Senator: We provide independent, third-party evaluations of policies and programs and we also create long-range policy and program strategies for clients. Our work typically deals with sustainability in some form, putting appropriate environmental, social and economic principles into action. We’ve done some really interesting projects. The Bow Corridor Regional Mobility Strategy is one example. It integrated environmental and engineering principles to provide a 30 year plan to manage the movement of wildlife and people through ecologically sensitive areas. I was also the catalyst behind Alberta’s climate change initiatives which we started in 1998, and continue to serve as Vice-Chair of Climate Change Central, a public / private partnership that brings industries, NGOs and three levels of government together to help Albertans meet the challenges of global warming.
MAR: And now you’re a Canadian Senator.
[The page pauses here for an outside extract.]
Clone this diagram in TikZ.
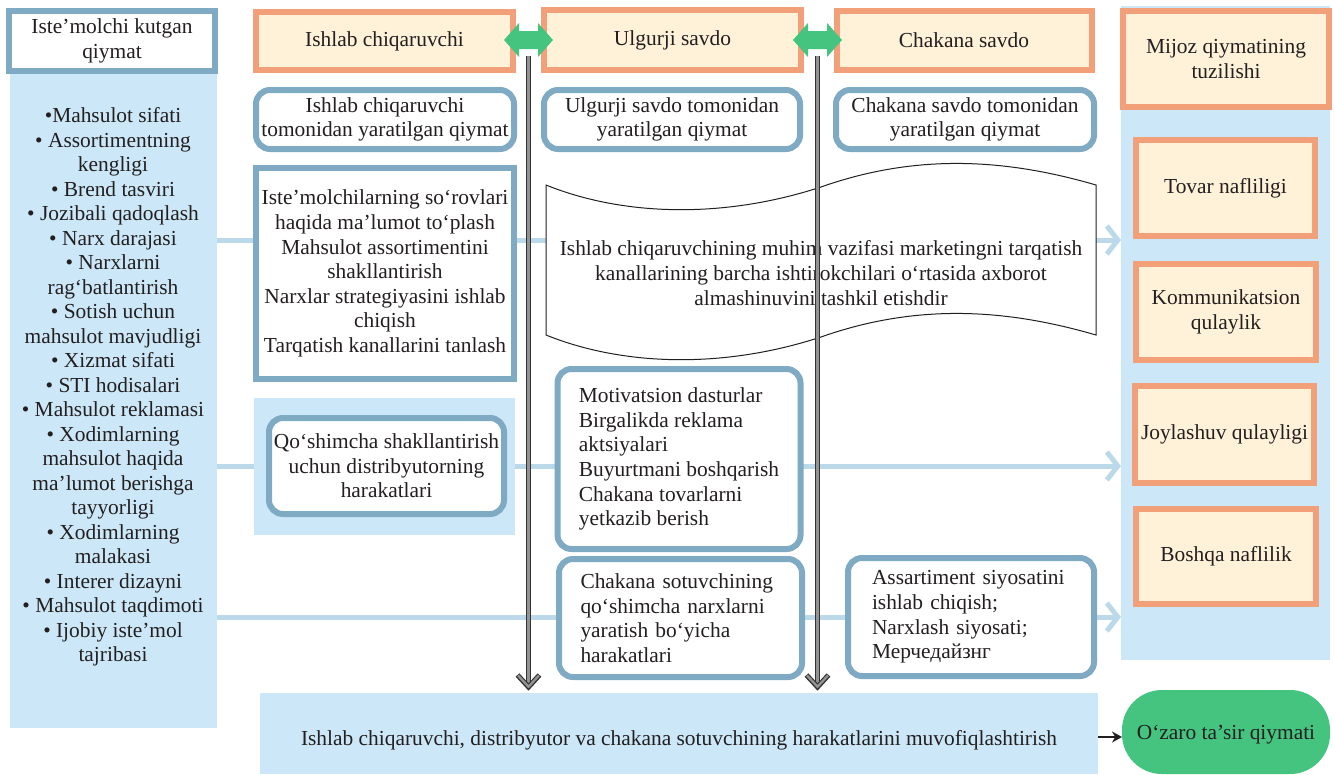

You’ve chosen to sit as a Progressive Conservative. What does that signify?
Senator: When I was asked to serve, I was given a choice of designation. I chose Progressive Conservative because it means, for me, a socially progressive and a fiscally conservative approach to policy. It’s consistent with the approach we took in Alberta politics when I was involved, and it best reflects my political philosophy. Technically, it means I sit as an independent because I’m not a member of either the Liberal or the Conservative parliamentary caucuses. In practice, it means that I don’t have to stick to the party line. Instead, I can be an independent voice which is what I believe the Senate was originally meant to be.